Joining the NYPD before the 9/11 attacks, Raia has steadily risen through the ranks, being promoted to a captain in 2014 and serving as an executive officer, the second in command at a precinct, before taking over the reins several weeks ago.
“It is definitely a transition; there is a lot more to be concerned about, to handle and supervise,” she said of being the 45th Precinct’s commanding officer. “But it is definitely rewarding, and I am having a good time and enjoying it.”
She has yet to have a bad experience, she said in an interview shortly before her first 45th Precinct Community Council meeting on Thursday, September 3, adding that working with the community was also making the experience what it is.
“It is a great community; they are very involved, which is important,” said the captain. “If they need me, they can call on me at any time.”
She added of her reception: “It is just a really good vibe.”
Raia started as a beat cop and subsequently worked narcotics in Brooklyn’s 90th Precinct in Williamburg, and was a sergeant in Richmond Hill, Queens 102nd Precinct when she was assigned to the Intelligence Division in 2006 As part of that assignment, she ran search warrants, spoke to prisoners and had confidential informants.
She was promoted to lieutenant in 2011, and served on a boroughwide anti-crime task force based in East New York, Brooklyn’s 75th Precinct.
Raia is the first in her family to become a police officer, and said that she wanted to do something different than many in her family.

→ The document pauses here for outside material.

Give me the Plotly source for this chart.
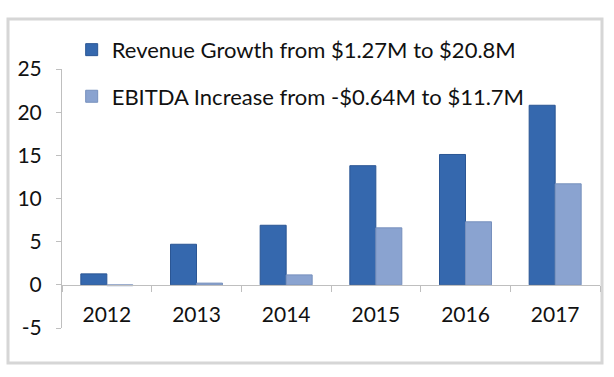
import plotly.graph_objects as go

years = ["2012", "2013", "2014", "2015", "2016", "2017"]
revenue = [1.27, 4.7, 6.9, 13.8, 15.1, 20.8]
ebitda = [-0.1, 0.2, 1.15, 6.6, 7.3, 11.7]
revenue_name = "Revenue Growth from $1.27M to $20.8M"
ebitda_name = "EBITDA Increase from -$0.64M to $11.7M"
y_ticks = [-5, 0, 5, 10, 15, 20, 25]
y_tick_text = ["-5", "0", "5", "10", "15", "20", "25"]

FONT = "Lato"
L, R, T, B = 62, 600, 69, 328
PW, PH = R - L, B - T

fig = go.Figure()
fig.add_trace(go.Bar(x=years, y=revenue, name=revenue_name, legendgroup="a",
                     marker=dict(color="#3568AE", line=dict(color="#2B5694", width=1))))
fig.add_trace(go.Bar(x=years, y=ebitda, name=ebitda_name, legendgroup="b",
                     marker=dict(color="#8AA3D0", line=dict(color="#7790BD", width=1))))

fig.update_layout(
    width=614, height=377,
    margin=dict(l=L, r=614 - R, t=T, b=377 - B, autoexpand=False),
    paper_bgcolor="white", plot_bgcolor="white",
    barmode="group", bargap=0.42, bargroupgap=0,
    font=dict(family=FONT, size=21, color="#111111"),
    legend=dict(x=0.018, y=1.155, xanchor="left", yanchor="top",
                font=dict(size=22), tracegroupgap=15, bgcolor="rgba(0,0,0,0)"),
    xaxis=dict(anchor="free", position=1/6, showline=True, linecolor="#bfbfbf", linewidth=1,
               ticks="outside", tickson="boundaries", ticklen=6, tickcolor="#bfbfbf",
               showgrid=False, ticklabelstandoff=11),
    yaxis=dict(range=[-5, 25], tickvals=y_ticks, ticktext=y_tick_text, showline=True,
               linecolor="#bfbfbf", linewidth=1,
               ticks="outside", ticklen=5, tickcolor="#bfbfbf", showgrid=False,
               zeroline=False, ticklabelstandoff=10),
    shapes=[dict(type="rect", xref="paper", yref="paper",
                 x0=(8 - L) / PW, x1=(602 - L) / PW,
                 y0=(B - 363) / PH, y1=(B - 19) / PH,
                 line=dict(color="#d6d6d6", width=3), layer="below")],
)

fig.write_html("out.html", config={"displayModeBar": False},
               post_script="document.body.style.margin='0';")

“I am the first in my family,” said Raia, who added that as 45th Precinct commander she would focus on quality-of-life complaints, including noise complaints and traffic concerns.
Then, of course, Captain Raia said that she would be focused on keeping the precinct safe and deploying resources where they are needed.
“It is definitely one of the best places in the Bronx for sure,” she said, adding that one of the strengths of the command is that the public works together and contributes to their safety.
The captain appears to want to engage with the community, highlighting an open-door policy.
When asked about her philosophy of policing, she cited what many people refer to as the ‘Golden Rule,’ an ethic of reciprocity.
“Treat others how you would like to be treated,” she said, adding “no one is above anyone else.”
At her first council meeting, Raia seemed to have been well prepared, said council board member John Doyle.
“It seemed like her responses were very detailed oriented,” he said of questions asked during the meeting, adding that she used 911 data and other detailed factual information.